The plastic gizmo in Zhong Lin Wang’s hand doesn’t look like tomorrow’s solution to our looming energy crisis. It’s about the size and shape of a small grapefruit, but smooth and translucent. As he shakes it, a smaller ball inside bounces around freely.
“If you’re out of power, you’re out of everything,” says Wang, speaking in a fierce whisper that demands listeners lean in. He stands perfectly still, but the shaking makes the interior ball clatter around like a frustrated piece of popcorn. In his other hand, Wang holds a small circuit board with a blinking LED light in the middle. A wire connects the plastic sphere to the light. The more he shakes, the louder the clatter, and the faster the white light blinks on and off.

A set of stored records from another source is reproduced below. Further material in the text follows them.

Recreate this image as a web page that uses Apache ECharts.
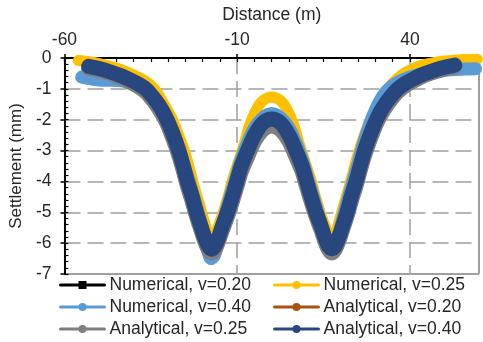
<!DOCTYPE html>
<html><head><meta charset="utf-8">
<script src="https://cdn.jsdelivr.net/npm/echarts@6/dist/echarts.min.js"></script>
<style>html,body{margin:0;padding:0;background:#fff}#c{width:483px;height:342px}</style>
</head><body><div id="c"></div>
<script>
// ---- data ----
const xAxisTitle = 'Distance (m)';
const yAxisTitle = 'Settlement (mm)';
const xMin = -60, xMax = 60, xStep = 50;
const yMin = -7, yMax = 0, yStep = 1;

const seriesNames = ['Numerical, v=0.20', 'Numerical, v=0.25', 'Numerical, v=0.40',
                     'Analytical, v=0.20', 'Analytical, v=0.25', 'Analytical, v=0.40'];

// Numerical v=0.25 and v=0.20 share x positions
const xNum = [-56, -53, -50, -47, -44, -41, -38, -35.5, -33.8, -32.2, -30.4, -28.6, -26.8, -25.3, -23.9, -22.6, -21.3, -20.1, -19.0, -18.1, -17.4, -16.6, -15.6, -14.3, -12.8, -11.2, -9.6, -8, -6.3, -4.5, -2.5, 0,
              2.5, 4.5, 6.3, 8, 9.6, 11.2, 12.8, 14.3, 15.6, 16.6, 17.4, 18.1, 19.0, 20.1, 21.3, 22.6, 23.9, 25.3, 26.8, 28.6, 30.4, 32.2, 33.8, 35.5, 38, 41, 44, 47, 50, 53, 56, 59.5];
const num25 = [-0.08, -0.12, -0.18, -0.26, -0.36, -0.5, -0.66, -0.84, -1.03, -1.3, -1.65, -2.03, -2.55, -3.0, -3.55, -4.1, -4.6, -5.07, -5.5, -5.85, -6.0, -5.85, -5.5, -5.1, -4.55, -3.9, -3.35, -2.8, -2.15, -1.68, -1.38, -1.26,
               -1.38, -1.68, -2.15, -2.8, -3.35, -3.9, -4.55, -5.1, -5.5, -5.82, -5.95, -5.82, -5.5, -5.07, -4.6, -4.1, -3.55, -3.0, -2.5, -1.98, -1.6, -1.25, -0.98, -0.76, -0.52, -0.34, -0.22, -0.15, -0.1, -0.07, -0.05, -0.04];
const num20 = [-0.04, -0.07, -0.12, -0.19, -0.28, -0.4, -0.55, -0.72, -0.88, -1.1, -1.45, -1.82, -2.3, -2.75, -3.3, -3.85, -4.35, -4.85, -5.3, -5.62, -5.75, -5.62, -5.3, -4.85, -4.3, -3.65, -3.1, -2.6, -2.05, -1.65, -1.45, -1.38,
               -1.45, -1.65, -2.05, -2.6, -3.1, -3.65, -4.3, -4.85, -5.25, -5.5, -5.6, -5.5, -5.25, -4.85, -4.35, -3.85, -3.3, -2.75, -2.3, -1.82, -1.45, -1.1, -0.88, -0.7, -0.48, -0.32, -0.21, -0.14, -0.09, -0.06, -0.04, -0.03];

const xNum40 = [-55, -52, -49, -46, -43, -40, -37, -35, -33, -31, -29.5, -28, -26.3, -25, -23.6, -22.2, -20.8, -19.6, -18.6, -17.6, -16.6, -15.6, -14.5, -13.2, -11.8, -10.3, -9, -7.2, -5.2, -2.7, 0,
                2.7, 5.2, 7.2, 9, 10.3, 11.8, 13.2, 14.5, 15.6, 16.6, 17.5, 18.4, 19.4, 20.6, 22, 23.4, 24.8, 26.1, 27.6, 29.2, 31, 33, 35.5, 38, 41, 44, 47, 50, 53, 56, 59];
const num40 = [-0.62, -0.68, -0.72, -0.72, -0.75, -0.82, -0.95, -1.15, -1.45, -1.8, -2.15, -2.55, -3.1, -3.6, -4.1, -4.65, -5.2, -5.75, -6.2, -6.5, -6.4, -6.0, -5.5, -4.95, -4.4, -3.85, -3.35, -2.8, -2.3, -1.95, -1.8,
               -1.95, -2.3, -2.8, -3.35, -3.85, -4.4, -4.95, -5.45, -5.85, -6.05, -6.1, -6.0, -5.7, -5.2, -4.6, -4.05, -3.5, -2.95, -2.4, -1.9, -1.45, -1.1, -0.85, -0.7, -0.58, -0.5, -0.44, -0.4, -0.37, -0.36, -0.35];

// Analytical series share x positions
const xAna = [-53, -50, -47, -44, -41.5, -39, -36.5, -34.5, -32.5, -30.5, -28.8, -26.9, -25.6, -24.4, -23.0, -21.8, -20.5, -19.3, -18.3, -17.4, -16.5, -15.5, -14.3, -12.8, -11.4, -10.1, -8.8, -7.0, -5.0, -2.5, 0,
              2.5, 5.0, 7.0, 8.8, 10.1, 11.4, 12.8, 14.3, 15.5, 16.5, 17.4, 18.3, 19.3, 20.5, 21.8, 23.0, 24.4, 25.6, 26.9, 28.8, 30.5, 32.5, 34.5, 36.5, 39, 41.5, 44, 47, 50, 53];
const ana40 = [-0.27, -0.34, -0.44, -0.56, -0.68, -0.82, -1.0, -1.25, -1.55, -1.95, -2.4, -3.0, -3.5, -4.0, -4.5, -5.0, -5.45, -5.85, -6.1, -6.2, -6.1, -5.85, -5.45, -5.0, -4.5, -4.0, -3.5, -3.0, -2.5, -2.1, -1.98,
               -2.1, -2.5, -3.0, -3.5, -4.0, -4.5, -5.0, -5.45, -5.85, -6.1, -6.18, -6.1, -5.85, -5.45, -5.0, -4.5, -4.0, -3.5, -3.0, -2.4, -1.95, -1.55, -1.25, -1.0, -0.8, -0.65, -0.52, -0.4, -0.3, -0.23];
const ana25 = [-0.33, -0.4, -0.5, -0.63, -0.76, -0.9, -1.1, -1.36, -1.68, -2.08, -2.55, -3.15, -3.65, -4.15, -4.65, -5.12, -5.57, -5.97, -6.22, -6.32, -6.22, -5.97, -5.58, -5.13, -4.65, -4.17, -3.68, -3.2, -2.7, -2.32, -2.2,
               -2.32, -2.7, -3.2, -3.68, -4.17, -4.65, -5.13, -5.58, -5.97, -6.22, -6.32, -6.22, -5.97, -5.57, -5.12, -4.65, -4.15, -3.65, -3.15, -2.55, -2.08, -1.68, -1.36, -1.1, -0.88, -0.72, -0.58, -0.46, -0.36, -0.29];
const ana20 = [-0.3, -0.37, -0.47, -0.6, -0.72, -0.86, -1.05, -1.3, -1.61, -2.02, -2.48, -3.08, -3.58, -4.08, -4.58, -5.06, -5.51, -5.91, -6.16, -6.26, -6.16, -5.91, -5.51, -5.06, -4.58, -4.08, -3.59, -3.1, -2.6, -2.21, -2.09,
               -2.21, -2.6, -3.1, -3.59, -4.08, -4.58, -5.06, -5.51, -5.91, -6.16, -6.25, -6.16, -5.91, -5.51, -5.06, -4.58, -4.08, -3.58, -3.08, -2.48, -2.02, -1.61, -1.3, -1.05, -0.84, -0.68, -0.55, -0.43, -0.33, -0.26];

// ---- build chart ----
const FONT = 'Liberation Sans, Arial, sans-serif';
const colors = ['#000000', '#FFC000', '#5B9BD5', '#A9510F', '#7F7F7F', '#28477F'];
const widths = [3, 11, 13, 15, 15, 15];
const xs = [xNum, xNum, xNum40, xAna, xAna, xAna];
const ys = [num20, num25, num40, ana20, ana25, ana40];
const symbols = ['rect', 'circle', 'circle', 'circle', 'circle', 'circle'];

function pairs(xa, ya) { return xa.map((x, i) => [x, ya[i]]); }

const series = seriesNames.map((name, k) => ({
  name: name, type: 'line', xAxisIndex: 0, yAxisIndex: 0,
  data: pairs(xs[k], ys[k]),
  smooth: 0.3, showSymbol: false, symbol: symbols[k],
  lineStyle: { color: colors[k], width: widths[k], cap: 'round', join: 'round' },
  itemStyle: { color: colors[k] },
  emphasis: { disabled: true }, animation: false
}));

const legendPos = [[59, 276], [273, 276], [59, 298], [273, 298], [59, 320], [273, 320]];
const legends = seriesNames.map((name, k) => ({
  data: [name], left: legendPos[k][0], top: legendPos[k][1], padding: 0,
  itemWidth: 44, itemHeight: 10, itemGap: 0,
  textStyle: { fontSize: 17.5, color: '#262626', fontFamily: FONT },
  lineStyle: { width: 3 }
}));

const chart = echarts.init(document.getElementById('c'), null, { renderer: 'canvas' });
chart.setOption({
  animation: false,
  grid: { left: 63, top: 58, width: 416, height: 216, show: true, borderColor: '#404040', borderWidth: 1, containLabel: false },
  legend: legends,
  xAxis: [{
    type: 'value', position: 'top', min: xMin, max: xMax, interval: xStep,
    name: xAxisTitle, nameLocation: 'middle', nameGap: 34,
    nameTextStyle: { fontSize: 17.5, color: '#262626', fontFamily: FONT },
    axisLine: { onZero: false, lineStyle: { color: '#000', width: 2 } },
    axisTick: { inside: false, length: 4, lineStyle: { color: '#000', width: 1.5 } },
    axisLabel: { margin: 9, fontSize: 17.5, color: '#262626', fontFamily: FONT, showMaxLabel: false },
    splitLine: { show: true, lineStyle: { color: '#A0A0A0', width: 1.5, type: [16, 7] } }
  }, {
    type: 'value', position: 'top', min: xMin, max: xMax, interval: 5,
    axisLine: { show: false, onZero: false },
    axisTick: { inside: true, length: 4, lineStyle: { color: '#000', width: 1.2 } },
    axisLabel: { show: false }, splitLine: { show: false }
  }],
  yAxis: [{
    type: 'value', position: 'left', min: yMin, max: yMax, interval: yStep,
    name: yAxisTitle, nameLocation: 'middle', nameGap: 36, nameRotate: 90,
    nameTextStyle: { fontSize: 17, color: '#262626', fontFamily: FONT },
    axisLine: { onZero: false, lineStyle: { color: '#000', width: 2 } },
    axisTick: { inside: false, length: 4, lineStyle: { color: '#000', width: 1.5 } },
    axisLabel: { margin: 13, fontSize: 17.5, color: '#262626', fontFamily: FONT },
    splitLine: { show: true, lineStyle: { color: '#A0A0A0', width: 1.5, type: [16, 7] } }
  }, {
    type: 'value', position: 'left', min: yMin, max: yMax, interval: 0.2,
    axisLine: { show: false, onZero: false },
    axisTick: { inside: true, length: 4, lineStyle: { color: '#000', width: 1.2 } },
    axisLabel: { show: false }, splitLine: { show: false }
  }],
  series: series
});
</script>
</body></html>
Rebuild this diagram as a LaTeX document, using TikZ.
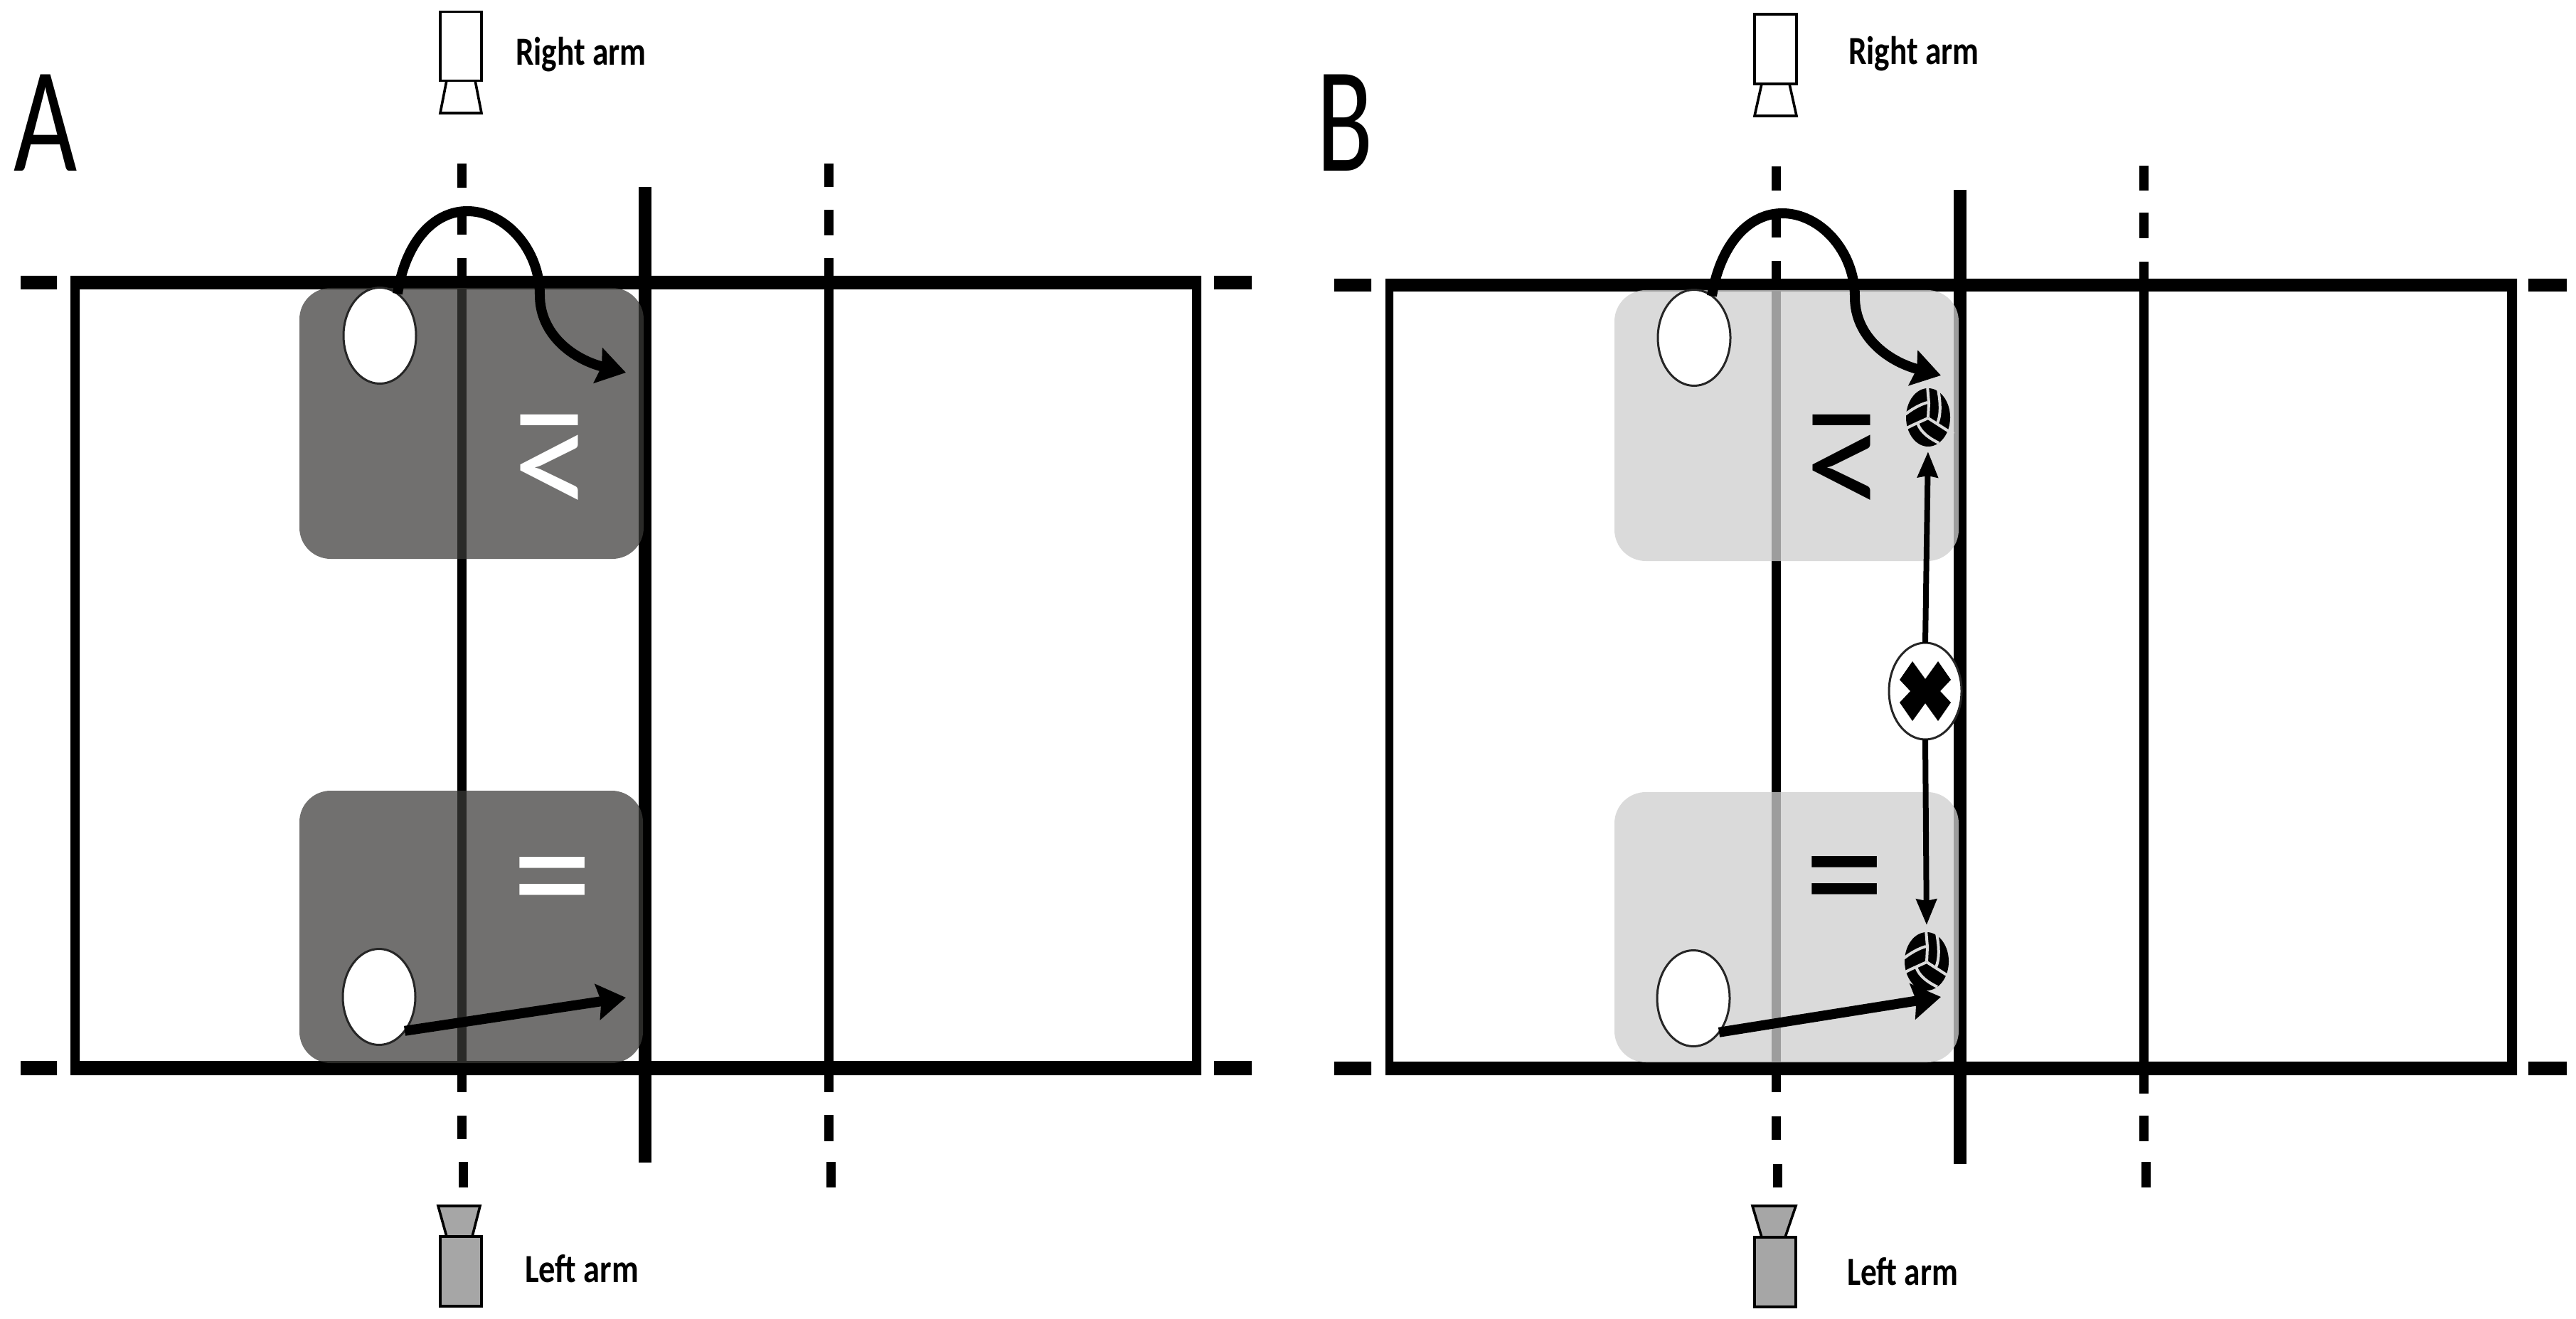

We’re in a windowless basement room on Georgia Tech’s Atlanta campus. A trio of fresh-faced researchers stand nearby in white lab coats, watching and smiling. One holds a keyboard, and another a piece of red and yellow fabric.
“In our environment, everything is moving, everything is changing,” Wang says, still shaking. “It’s all energy, and so much is wasted.” He wants to do something about that. For the last decade and a half, Wang, an electrical engineer and nanotechnologist, has sought ways to scavenge energy from the movements of ordinary life.
His timing couldn’t be better. The energy problem is big: We need power in large doses to keep our cities lighted and cars running, and we need electricity in small doses — lots of them — to recharge batteries in our phones, fitness trackers and tablets. Those demands have a cost. Last year in the United States, about two-thirds of the total energy demand required burning fossil fuels like coal and natural gas, a process that releases carbon dioxide and other greenhouse gases into the atmosphere, where they’re reshaping the climate.
Renewable power sources, including sun, wind and water, provided another 17 percent or so of total energy demand. But harnessing the forces of nature involves challenges that are formidable — and currently unsolved. Even the bike lights and elliptical machines that convert exercise into electricity need a lot of OOMPH to work.
Instead, Wang is pioneering an engineering effort to generate electricity with a small oomph. Like from footsteps. Or raindrops hitting a car. Or the effort required to press keys on a keyboard. Or the small vibrations of a shirt, worn through the day. These ordinary motions, and others, could charge our devices and light our homes.